* [WHAT THIS TASK INVOLVES]
Repeat every line of the listing below exactly, minus the pictures.
─── DATASET CONTENT
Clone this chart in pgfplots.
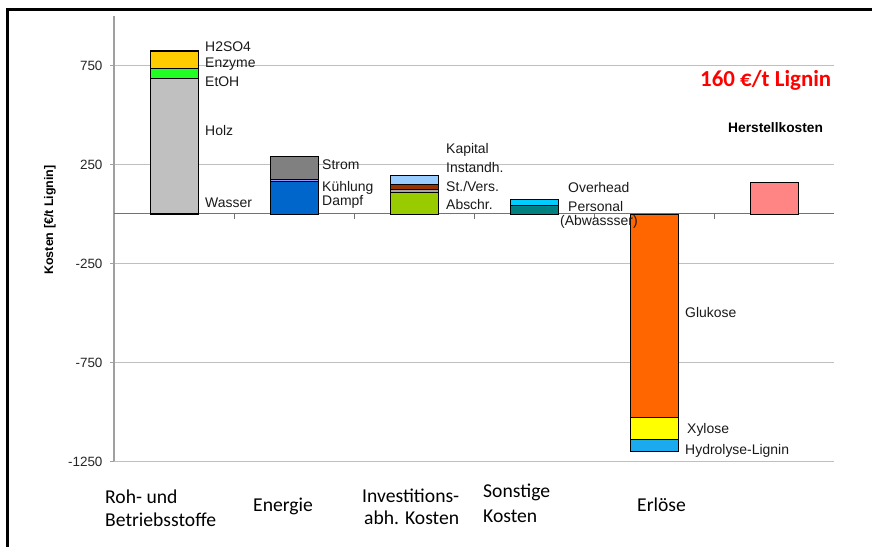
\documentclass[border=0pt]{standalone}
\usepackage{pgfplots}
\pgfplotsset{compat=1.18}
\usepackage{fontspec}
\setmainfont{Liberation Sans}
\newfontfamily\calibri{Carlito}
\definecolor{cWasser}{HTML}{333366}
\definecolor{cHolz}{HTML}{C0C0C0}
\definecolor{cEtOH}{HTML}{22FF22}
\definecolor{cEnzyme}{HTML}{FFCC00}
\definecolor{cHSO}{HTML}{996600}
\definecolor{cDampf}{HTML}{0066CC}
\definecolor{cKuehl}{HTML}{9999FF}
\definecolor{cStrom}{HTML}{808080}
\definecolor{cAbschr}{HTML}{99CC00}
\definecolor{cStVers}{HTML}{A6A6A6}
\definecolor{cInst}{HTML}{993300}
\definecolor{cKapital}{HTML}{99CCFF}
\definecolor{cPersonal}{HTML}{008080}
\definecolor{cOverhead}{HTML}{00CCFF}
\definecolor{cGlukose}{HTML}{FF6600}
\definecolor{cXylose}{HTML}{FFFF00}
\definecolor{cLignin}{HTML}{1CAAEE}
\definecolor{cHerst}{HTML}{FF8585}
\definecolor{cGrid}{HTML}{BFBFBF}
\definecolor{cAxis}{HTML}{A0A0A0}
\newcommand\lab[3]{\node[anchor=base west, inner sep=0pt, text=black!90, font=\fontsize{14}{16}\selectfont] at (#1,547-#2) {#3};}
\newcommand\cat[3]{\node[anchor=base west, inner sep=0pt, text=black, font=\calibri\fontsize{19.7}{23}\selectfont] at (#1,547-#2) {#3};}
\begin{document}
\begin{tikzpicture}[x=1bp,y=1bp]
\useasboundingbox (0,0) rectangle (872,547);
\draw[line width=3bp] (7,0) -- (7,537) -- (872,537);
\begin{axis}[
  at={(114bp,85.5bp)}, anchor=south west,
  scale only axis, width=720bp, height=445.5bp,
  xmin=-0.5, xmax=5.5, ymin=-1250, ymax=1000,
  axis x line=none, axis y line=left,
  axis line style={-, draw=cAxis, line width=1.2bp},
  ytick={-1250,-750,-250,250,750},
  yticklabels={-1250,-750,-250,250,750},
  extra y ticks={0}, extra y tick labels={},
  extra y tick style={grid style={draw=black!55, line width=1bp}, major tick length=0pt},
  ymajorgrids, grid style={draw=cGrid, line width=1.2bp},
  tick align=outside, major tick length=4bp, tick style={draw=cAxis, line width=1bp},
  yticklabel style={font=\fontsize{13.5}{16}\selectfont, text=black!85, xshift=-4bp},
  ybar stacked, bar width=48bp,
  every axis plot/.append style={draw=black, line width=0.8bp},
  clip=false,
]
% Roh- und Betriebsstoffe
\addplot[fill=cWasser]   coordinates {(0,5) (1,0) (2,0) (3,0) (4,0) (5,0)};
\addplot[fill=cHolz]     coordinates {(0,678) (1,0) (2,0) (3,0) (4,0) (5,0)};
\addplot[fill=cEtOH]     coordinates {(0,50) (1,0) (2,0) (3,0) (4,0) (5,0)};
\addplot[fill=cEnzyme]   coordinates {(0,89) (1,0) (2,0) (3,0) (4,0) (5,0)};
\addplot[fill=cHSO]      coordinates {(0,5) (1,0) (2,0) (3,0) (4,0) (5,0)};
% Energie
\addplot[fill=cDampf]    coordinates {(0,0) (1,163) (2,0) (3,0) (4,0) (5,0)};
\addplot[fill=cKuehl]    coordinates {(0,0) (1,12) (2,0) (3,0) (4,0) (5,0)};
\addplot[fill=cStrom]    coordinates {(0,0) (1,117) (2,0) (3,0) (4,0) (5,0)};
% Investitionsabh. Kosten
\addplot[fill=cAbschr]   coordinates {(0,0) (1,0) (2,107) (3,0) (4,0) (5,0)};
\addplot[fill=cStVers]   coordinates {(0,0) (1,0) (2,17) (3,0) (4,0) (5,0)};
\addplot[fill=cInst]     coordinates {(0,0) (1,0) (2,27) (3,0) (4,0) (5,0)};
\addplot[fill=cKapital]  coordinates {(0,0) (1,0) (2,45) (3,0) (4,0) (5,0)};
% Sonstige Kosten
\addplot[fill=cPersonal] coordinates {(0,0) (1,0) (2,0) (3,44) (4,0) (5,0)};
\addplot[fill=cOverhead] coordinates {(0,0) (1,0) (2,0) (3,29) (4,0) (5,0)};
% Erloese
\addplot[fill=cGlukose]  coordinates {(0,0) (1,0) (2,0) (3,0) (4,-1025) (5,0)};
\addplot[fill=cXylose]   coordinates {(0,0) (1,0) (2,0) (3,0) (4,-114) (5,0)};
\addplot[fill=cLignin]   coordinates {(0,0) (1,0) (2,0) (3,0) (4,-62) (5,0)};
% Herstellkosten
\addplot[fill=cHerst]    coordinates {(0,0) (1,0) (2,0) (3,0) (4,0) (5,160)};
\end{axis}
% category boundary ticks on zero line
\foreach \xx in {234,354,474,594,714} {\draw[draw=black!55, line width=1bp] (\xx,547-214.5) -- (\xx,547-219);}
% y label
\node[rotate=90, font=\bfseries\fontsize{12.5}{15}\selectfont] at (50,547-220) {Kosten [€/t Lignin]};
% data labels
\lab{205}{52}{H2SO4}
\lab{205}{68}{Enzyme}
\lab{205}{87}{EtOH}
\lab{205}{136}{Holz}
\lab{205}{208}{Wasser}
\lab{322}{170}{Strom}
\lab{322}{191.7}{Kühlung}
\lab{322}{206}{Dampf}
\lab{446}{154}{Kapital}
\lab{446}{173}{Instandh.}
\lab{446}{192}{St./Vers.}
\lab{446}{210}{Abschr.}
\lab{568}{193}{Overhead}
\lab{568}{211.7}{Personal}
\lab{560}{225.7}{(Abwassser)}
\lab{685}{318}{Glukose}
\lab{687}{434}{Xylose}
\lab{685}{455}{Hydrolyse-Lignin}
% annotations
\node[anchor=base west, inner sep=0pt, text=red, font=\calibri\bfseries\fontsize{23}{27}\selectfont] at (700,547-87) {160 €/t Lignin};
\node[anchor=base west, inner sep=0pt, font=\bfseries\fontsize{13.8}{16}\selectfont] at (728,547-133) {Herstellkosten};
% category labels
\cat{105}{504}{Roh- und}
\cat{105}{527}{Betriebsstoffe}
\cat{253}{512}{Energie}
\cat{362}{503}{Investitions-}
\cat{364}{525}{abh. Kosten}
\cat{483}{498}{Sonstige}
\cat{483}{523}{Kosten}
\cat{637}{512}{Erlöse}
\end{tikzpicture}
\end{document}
──────
* [TASK SOLUTION]
Clone this chart in pgfplots.
\documentclass[border=0pt]{standalone}
\usepackage{pgfplots}
\pgfplotsset{compat=1.18}
\usepackage{fontspec}
\setmainfont{Liberation Sans}
\newfontfamily\calibri{Carlito}
\definecolor{cWasser}{HTML}{333366}
\definecolor{cHolz}{HTML}{C0C0C0}
\definecolor{cEtOH}{HTML}{22FF22}
\definecolor{cEnzyme}{HTML}{FFCC00}
\definecolor{cHSO}{HTML}{996600}
\definecolor{cDampf}{HTML}{0066CC}
\definecolor{cKuehl}{HTML}{9999FF}
\definecolor{cStrom}{HTML}{808080}
\definecolor{cAbschr}{HTML}{99CC00}
\definecolor{cStVers}{HTML}{A6A6A6}
\definecolor{cInst}{HTML}{993300}
\definecolor{cKapital}{HTML}{99CCFF}
\definecolor{cPersonal}{HTML}{008080}
\definecolor{cOverhead}{HTML}{00CCFF}
\definecolor{cGlukose}{HTML}{FF6600}
\definecolor{cXylose}{HTML}{FFFF00}
\definecolor{cLignin}{HTML}{1CAAEE}
\definecolor{cHerst}{HTML}{FF8585}
\definecolor{cGrid}{HTML}{BFBFBF}
\definecolor{cAxis}{HTML}{A0A0A0}
\newcommand\lab[3]{\node[anchor=base west, inner sep=0pt, text=black!90, font=\fontsize{14}{16}\selectfont] at (#1,547-#2) {#3};}
\newcommand\cat[3]{\node[anchor=base west, inner sep=0pt, text=black, font=\calibri\fontsize{19.7}{23}\selectfont] at (#1,547-#2) {#3};}
\begin{document}
\begin{tikzpicture}[x=1bp,y=1bp]
\useasboundingbox (0,0) rectangle (872,547);
\draw[line width=3bp] (7,0) -- (7,537) -- (872,537);
\begin{axis}[
  at={(114bp,85.5bp)}, anchor=south west,
  scale only axis, width=720bp, height=445.5bp,
  xmin=-0.5, xmax=5.5, ymin=-1250, ymax=1000,
  axis x line=none, axis y line=left,
  axis line style={-, draw=cAxis, line width=1.2bp},
  ytick={-1250,-750,-250,250,750},
  yticklabels={-1250,-750,-250,250,750},
  extra y ticks={0}, extra y tick labels={},
  extra y tick style={grid style={draw=black!55, line width=1bp}, major tick length=0pt},
  ymajorgrids, grid style={draw=cGrid, line width=1.2bp},
  tick align=outside, major tick length=4bp, tick style={draw=cAxis, line width=1bp},
  yticklabel style={font=\fontsize{13.5}{16}\selectfont, text=black!85, xshift=-4bp},
  ybar stacked, bar width=48bp,
  every axis plot/.append style={draw=black, line width=0.8bp},
  clip=false,
]
% Roh- und Betriebsstoffe
\addplot[fill=cWasser]   coordinates {(0,5) (1,0) (2,0) (3,0) (4,0) (5,0)};
\addplot[fill=cHolz]     coordinates {(0,678) (1,0) (2,0) (3,0) (4,0) (5,0)};
\addplot[fill=cEtOH]     coordinates {(0,50) (1,0) (2,0) (3,0) (4,0) (5,0)};
\addplot[fill=cEnzyme]   coordinates {(0,89) (1,0) (2,0) (3,0) (4,0) (5,0)};
\addplot[fill=cHSO]      coordinates {(0,5) (1,0) (2,0) (3,0) (4,0) (5,0)};
% Energie
\addplot[fill=cDampf]    coordinates {(0,0) (1,163) (2,0) (3,0) (4,0) (5,0)};
\addplot[fill=cKuehl]    coordinates {(0,0) (1,12) (2,0) (3,0) (4,0) (5,0)};
\addplot[fill=cStrom]    coordinates {(0,0) (1,117) (2,0) (3,0) (4,0) (5,0)};
% Investitionsabh. Kosten
\addplot[fill=cAbschr]   coordinates {(0,0) (1,0) (2,107) (3,0) (4,0) (5,0)};
\addplot[fill=cStVers]   coordinates {(0,0) (1,0) (2,17) (3,0) (4,0) (5,0)};
\addplot[fill=cInst]     coordinates {(0,0) (1,0) (2,27) (3,0) (4,0) (5,0)};
\addplot[fill=cKapital]  coordinates {(0,0) (1,0) (2,45) (3,0) (4,0) (5,0)};
% Sonstige Kosten
\addplot[fill=cPersonal] coordinates {(0,0) (1,0) (2,0) (3,44) (4,0) (5,0)};
\addplot[fill=cOverhead] coordinates {(0,0) (1,0) (2,0) (3,29) (4,0) (5,0)};
% Erloese
\addplot[fill=cGlukose]  coordinates {(0,0) (1,0) (2,0) (3,0) (4,-1025) (5,0)};
\addplot[fill=cXylose]   coordinates {(0,0) (1,0) (2,0) (3,0) (4,-114) (5,0)};
\addplot[fill=cLignin]   coordinates {(0,0) (1,0) (2,0) (3,0) (4,-62) (5,0)};
% Herstellkosten
\addplot[fill=cHerst]    coordinates {(0,0) (1,0) (2,0) (3,0) (4,0) (5,160)};
\end{axis}
% category boundary ticks on zero line
\foreach \xx in {234,354,474,594,714} {\draw[draw=black!55, line width=1bp] (\xx,547-214.5) -- (\xx,547-219);}
% y label
\node[rotate=90, font=\bfseries\fontsize{12.5}{15}\selectfont] at (50,547-220) {Kosten [€/t Lignin]};
% data labels
\lab{205}{52}{H2SO4}
\lab{205}{68}{Enzyme}
\lab{205}{87}{EtOH}
\lab{205}{136}{Holz}
\lab{205}{208}{Wasser}
\lab{322}{170}{Strom}
\lab{322}{191.7}{Kühlung}
\lab{322}{206}{Dampf}
\lab{446}{154}{Kapital}
\lab{446}{173}{Instandh.}
\lab{446}{192}{St./Vers.}
\lab{446}{210}{Abschr.}
\lab{568}{193}{Overhead}
\lab{568}{211.7}{Personal}
\lab{560}{225.7}{(Abwassser)}
\lab{685}{318}{Glukose}
\lab{687}{434}{Xylose}
\lab{685}{455}{Hydrolyse-Lignin}
% annotations
\node[anchor=base west, inner sep=0pt, text=red, font=\calibri\bfseries\fontsize{23}{27}\selectfont] at (700,547-87) {160 €/t Lignin};
\node[anchor=base west, inner sep=0pt, font=\bfseries\fontsize{13.8}{16}\selectfont] at (728,547-133) {Herstellkosten};
% category labels
\cat{105}{504}{Roh- und}
\cat{105}{527}{Betriebsstoffe}
\cat{253}{512}{Energie}
\cat{362}{503}{Investitions-}
\cat{364}{525}{abh. Kosten}
\cat{483}{498}{Sonstige}
\cat{483}{523}{Kosten}
\cat{637}{512}{Erlöse}
\end{tikzpicture}
\end{document}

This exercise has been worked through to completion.